Jet fires and their repercussions play a significant role in catastrophic incidents that typically have a cascading impact in process industries. Several hydrocarbon experiments from 19 papers were incorporated into the current endeavour to develop simulations of jet flames using machine learning (ML) models. Dimensionless characteristics have been used as output and input variables, including mass flow rates, fuel density, jet flame length, and heat release fluxes. When training three layers of the multi-layer feedforward neural network (MLFFNN) method, a Bayesian regularization backpropagation approach was adopted and evaluated with the radial based functions (RBF) algorithm.
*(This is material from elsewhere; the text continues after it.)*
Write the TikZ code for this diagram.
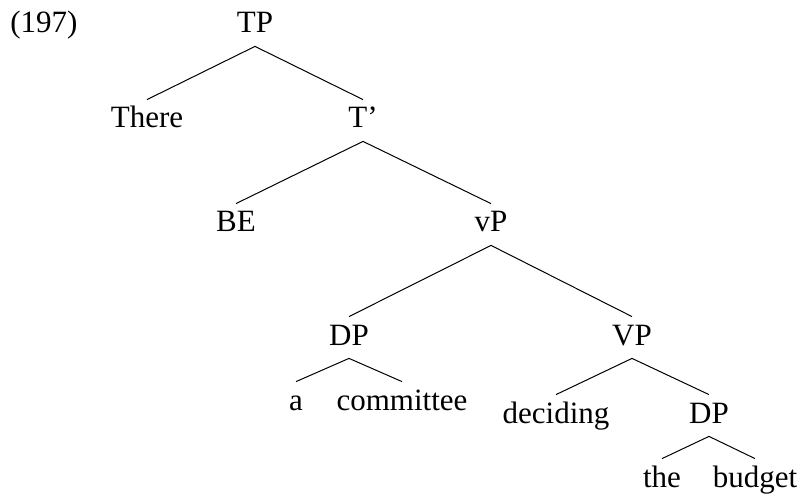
\documentclass[tikz,border=0pt]{standalone}
\usepackage{fontspec}
\setmainfont{Liberation Serif}
\usepackage{tikz}
\usetikzlibrary{positioning}

\begin{document}
\begin{tikzpicture}[
  x=0.5pt, y=-0.5pt,
  font=\fontsize{15.5}{18}\selectfont,
  cat/.style={
    anchor=base, inner xsep=0pt, inner ysep=3.75pt,
    text height=10.25pt, text depth=2.75pt
  },
  branch/.style={line width=0.5pt}
]
\useasboundingbox (0,0) rectangle (802,496);

\node[anchor=base west, inner sep=0pt] (exnum) at (10,33) {(197)};

\node[cat] (tp) at (255,33) {TP};
\node[cat] (there) at (147,128) {There};
\node[cat] (tbar) at (363,128) {T’};
\node[cat] (be) at (236,232) {BE};
\node[cat] (vp) at (491,232) {vP};
\node[cat] (dpsubj) at (349,345) {DP};
\node[cat] (vpbig) at (632,345) {VP};
\node[cat] (det) at (296,410) {a};
\node[cat] (comm) at (402,410) {committee};
\node[cat] (decid) at (556,423) {deciding};
\node[cat] (dpobj) at (709,423) {DP};
\node[cat] (the) at (662,487) {the};
\node[cat] (budg) at (755,487) {budget};

\draw[branch] (there.north)--(tp.south)--(tbar.north);
\draw[branch] (be.north)--(tbar.south)--(vp.north);
\draw[branch] (dpsubj.north)--(vp.south)--(vpbig.north);
\draw[branch] (det.north)--(dpsubj.south)--(comm.north);
\draw[branch] (decid.north)--(vpbig.south)--(dpobj.north);
\draw[branch] (the.north)--(dpobj.south)--(budg.north);
\end{tikzpicture}
\end{document}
Through an optimization procedure, the first and second hidden layers of the MLFFNN have been optimized to include 10 and five neurons, respectively. The RBF algorithm with 40 neurons in a single layer has been computed using the same method. The best mean square error (MSE) validation results for RBF and MLFFNN were 0.006 and 0.0002, respectively, for 40 and 100 epochs. The MLFFNN and RBF models' respective regression statistical analysis outputs were 0.9949 and 0.9645. The ML method has been identified as a potentially useful technique for precisely predicting the geometrical and radiative characteristics of jet flames.